Written task → Images should be left out, and everything else in the listing reproduced exactly.

Given information →
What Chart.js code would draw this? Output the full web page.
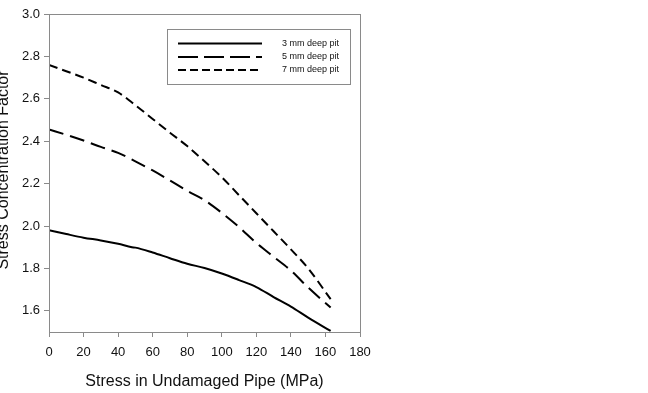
<!DOCTYPE html>
<html>
<head>
<meta charset="utf-8">
<script src="https://cdn.jsdelivr.net/npm/chart.js@4/dist/chart.umd.min.js"></script>
<style>
html,body{margin:0;padding:0;background:#fff;}
#wrap{width:648px;height:393px;position:relative;}
</style>
</head>
<body>
<div id="wrap"><canvas id="c" width="648" height="393"></canvas></div>
<script>
// ---- data ----
const xTitle = "Stress in Undamaged Pipe (MPa)";
const yTitle = "Stress Concentration Factor";
const seriesLabels = ["3 mm deep pit", "5 mm deep pit", "7 mm deep pit"];

const x3 = [0,10,20,30,40,48,50,60,70,80,90,100,110,120,130,140,150,163];
const y3 = [1.98,1.962,1.945,1.932,1.916,1.900,1.898,1.875,1.848,1.822,1.802,1.776,1.745,1.712,1.665,1.620,1.568,1.505];

const x5 = [0,10,20,30,40,50,60,70,80,90,100,110,120,130,140,150,163];
const y5 = [2.455,2.43,2.403,2.373,2.345,2.305,2.262,2.215,2.166,2.122,2.062,1.995,1.92,1.855,1.79,1.71,1.615];

const x7 = [0,10,20,30,40,50,60,70,80,90,100,110,120,130,140,150,163];
const y7 = [2.76,2.73,2.70,2.665,2.63,2.57,2.505,2.44,2.377,2.305,2.23,2.145,2.06,1.975,1.89,1.80,1.655];

const xTicks = [0,20,40,60,80,100,120,140,160,180];
const yTicks = [1.6,1.8,2.0,2.2,2.4,2.6,2.8,3.0];

function pts(xs, ys){ return xs.map((x,i)=>({x:x, y:ys[i]})); }

const FONT = "'Liberation Sans', Arial, sans-serif";

const framePlugin = {
  id: 'frame',
  afterDraw(chart){
    const ctx = chart.ctx, a = chart.chartArea;
    ctx.save();
    ctx.strokeStyle = '#8a8a8a';
    ctx.lineWidth = 1;
    ctx.strokeRect(Math.round(a.left)+0.5, Math.round(a.top)+0.5, Math.round(a.right-a.left), Math.round(a.bottom-a.top));
    // axis titles
    ctx.fillStyle = '#111';
    ctx.font = "16px " + FONT;
    ctx.textAlign = 'center';
    ctx.textBaseline = 'middle';
    ctx.fillText(xTitle, (a.left+a.right)/2, 382);
    ctx.save();
    ctx.translate(8, 170);
    ctx.rotate(-Math.PI/2);
    ctx.textBaseline = 'alphabetic';
    ctx.fillText(yTitle, 0, 0);
    ctx.restore();
    // legend
    const bx = 167.5, by = 29.5, bw = 183, bh = 55;
    ctx.strokeStyle = '#8a8a8a';
    ctx.strokeRect(bx, by, bw, bh);
    const rows = [43.5, 57, 70];
    ctx.font = "9px " + FONT;
    ctx.textAlign = 'left';
    chart.data.datasets.forEach((ds, i) => {
      ctx.save();
      ctx.strokeStyle = ds.borderColor;
      ctx.lineWidth = ds.borderWidth;
      ctx.setLineDash(ds.legendDash || []);
      ctx.beginPath();
      ctx.moveTo(178, rows[i]);
      ctx.lineTo(262, rows[i]);
      ctx.stroke();
      ctx.restore();
      ctx.fillStyle = '#111';
      ctx.textBaseline = 'middle';
      ctx.fillText(ds.label, 282, rows[i]);
    });
    ctx.restore();
  }
};

new Chart(document.getElementById('c'), {
  type: 'line',
  data: {
    datasets: [
      { label: seriesLabels[0], data: pts(x3,y3), borderColor:'#000', borderWidth:2, pointRadius:0, cubicInterpolationMode:'monotone', fill:false },
      { label: seriesLabels[1], data: pts(x5,y5), borderColor:'#000', borderWidth:2, pointRadius:0, cubicInterpolationMode:'monotone', fill:false, borderDash:[15,7], legendDash:[20,6] },
      { label: seriesLabels[2], data: pts(x7,y7), borderColor:'#000', borderWidth:2, pointRadius:0, cubicInterpolationMode:'monotone', fill:false, borderDash:[9,5], legendDash:[8,4] }
    ]
  },
  options: {
    responsive: false,
    animation: false,
    devicePixelRatio: 1,
    layout: { padding: { left: 0, right: 288, top: 14, bottom: 0 } },
    plugins: { legend: { display:false }, tooltip: { enabled:false } },
    scales: {
      x: {
        type: 'linear', min: 0, max: 180,
        afterBuildTicks(s){ s.ticks = xTicks.map(v=>({value:v})); },
        afterFit(s){ s.height = 61; },
        grid: { drawOnChartArea:false, drawTicks:true, tickLength:5, color:'#8a8a8a', tickColor:'#8a8a8a' },
        border: { display:true, color:'#8a8a8a' },
        ticks: { color:'#111', font:{ family: FONT, size:13 }, padding:8, maxRotation:0, autoSkip:false }
      },
      y: {
        type: 'linear', min: 1.5, max: 3.0,
        afterBuildTicks(s){ s.ticks = yTicks.map(v=>({value:v})); },
        afterFit(s){ s.width = 49; },
        grid: { drawOnChartArea:false, drawTicks:true, tickLength:5, color:'#8a8a8a', tickColor:'#8a8a8a' },
        border: { display:true, color:'#8a8a8a' },
        ticks: { color:'#111', font:{ family: FONT, size:13 }, padding:4, callback:(v)=>Number(v).toFixed(1) }
      }
    }
  },
  plugins: [framePlugin]
});
</script>
</body>
</html>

Answer to the exercise →
What Chart.js code would draw this? Output the full web page.
<!DOCTYPE html>
<html>
<head>
<meta charset="utf-8">
<script src="https://cdn.jsdelivr.net/npm/chart.js@4/dist/chart.umd.min.js"></script>
<style>
html,body{margin:0;padding:0;background:#fff;}
#wrap{width:648px;height:393px;position:relative;}
</style>
</head>
<body>
<div id="wrap"><canvas id="c" width="648" height="393"></canvas></div>
<script>
// ---- data ----
const xTitle = "Stress in Undamaged Pipe (MPa)";
const yTitle = "Stress Concentration Factor";
const seriesLabels = ["3 mm deep pit", "5 mm deep pit", "7 mm deep pit"];

const x3 = [0,10,20,30,40,48,50,60,70,80,90,100,110,120,130,140,150,163];
const y3 = [1.98,1.962,1.945,1.932,1.916,1.900,1.898,1.875,1.848,1.822,1.802,1.776,1.745,1.712,1.665,1.620,1.568,1.505];

const x5 = [0,10,20,30,40,50,60,70,80,90,100,110,120,130,140,150,163];
const y5 = [2.455,2.43,2.403,2.373,2.345,2.305,2.262,2.215,2.166,2.122,2.062,1.995,1.92,1.855,1.79,1.71,1.615];

const x7 = [0,10,20,30,40,50,60,70,80,90,100,110,120,130,140,150,163];
const y7 = [2.76,2.73,2.70,2.665,2.63,2.57,2.505,2.44,2.377,2.305,2.23,2.145,2.06,1.975,1.89,1.80,1.655];

const xTicks = [0,20,40,60,80,100,120,140,160,180];
const yTicks = [1.6,1.8,2.0,2.2,2.4,2.6,2.8,3.0];

function pts(xs, ys){ return xs.map((x,i)=>({x:x, y:ys[i]})); }

const FONT = "'Liberation Sans', Arial, sans-serif";

const framePlugin = {
  id: 'frame',
  afterDraw(chart){
    const ctx = chart.ctx, a = chart.chartArea;
    ctx.save();
    ctx.strokeStyle = '#8a8a8a';
    ctx.lineWidth = 1;
    ctx.strokeRect(Math.round(a.left)+0.5, Math.round(a.top)+0.5, Math.round(a.right-a.left), Math.round(a.bottom-a.top));
    // axis titles
    ctx.fillStyle = '#111';
    ctx.font = "16px " + FONT;
    ctx.textAlign = 'center';
    ctx.textBaseline = 'middle';
    ctx.fillText(xTitle, (a.left+a.right)/2, 382);
    ctx.save();
    ctx.translate(8, 170);
    ctx.rotate(-Math.PI/2);
    ctx.textBaseline = 'alphabetic';
    ctx.fillText(yTitle, 0, 0);
    ctx.restore();
    // legend
    const bx = 167.5, by = 29.5, bw = 183, bh = 55;
    ctx.strokeStyle = '#8a8a8a';
    ctx.strokeRect(bx, by, bw, bh);
    const rows = [43.5, 57, 70];
    ctx.font = "9px " + FONT;
    ctx.textAlign = 'left';
    chart.data.datasets.forEach((ds, i) => {
      ctx.save();
      ctx.strokeStyle = ds.borderColor;
      ctx.lineWidth = ds.borderWidth;
      ctx.setLineDash(ds.legendDash || []);
      ctx.beginPath();
      ctx.moveTo(178, rows[i]);
      ctx.lineTo(262, rows[i]);
      ctx.stroke();
      ctx.restore();
      ctx.fillStyle = '#111';
      ctx.textBaseline = 'middle';
      ctx.fillText(ds.label, 282, rows[i]);
    });
    ctx.restore();
  }
};

new Chart(document.getElementById('c'), {
  type: 'line',
  data: {
    datasets: [
      { label: seriesLabels[0], data: pts(x3,y3), borderColor:'#000', borderWidth:2, pointRadius:0, cubicInterpolationMode:'monotone', fill:false },
      { label: seriesLabels[1], data: pts(x5,y5), borderColor:'#000', borderWidth:2, pointRadius:0, cubicInterpolationMode:'monotone', fill:false, borderDash:[15,7], legendDash:[20,6] },
      { label: seriesLabels[2], data: pts(x7,y7), borderColor:'#000', borderWidth:2, pointRadius:0, cubicInterpolationMode:'monotone', fill:false, borderDash:[9,5], legendDash:[8,4] }
    ]
  },
  options: {
    responsive: false,
    animation: false,
    devicePixelRatio: 1,
    layout: { padding: { left: 0, right: 288, top: 14, bottom: 0 } },
    plugins: { legend: { display:false }, tooltip: { enabled:false } },
    scales: {
      x: {
        type: 'linear', min: 0, max: 180,
        afterBuildTicks(s){ s.ticks = xTicks.map(v=>({value:v})); },
        afterFit(s){ s.height = 61; },
        grid: { drawOnChartArea:false, drawTicks:true, tickLength:5, color:'#8a8a8a', tickColor:'#8a8a8a' },
        border: { display:true, color:'#8a8a8a' },
        ticks: { color:'#111', font:{ family: FONT, size:13 }, padding:8, maxRotation:0, autoSkip:false }
      },
      y: {
        type: 'linear', min: 1.5, max: 3.0,
        afterBuildTicks(s){ s.ticks = yTicks.map(v=>({value:v})); },
        afterFit(s){ s.width = 49; },
        grid: { drawOnChartArea:false, drawTicks:true, tickLength:5, color:'#8a8a8a', tickColor:'#8a8a8a' },
        border: { display:true, color:'#8a8a8a' },
        ticks: { color:'#111', font:{ family: FONT, size:13 }, padding:4, callback:(v)=>Number(v).toFixed(1) }
      }
    }
  },
  plugins: [framePlugin]
});
</script>
</body>
</html>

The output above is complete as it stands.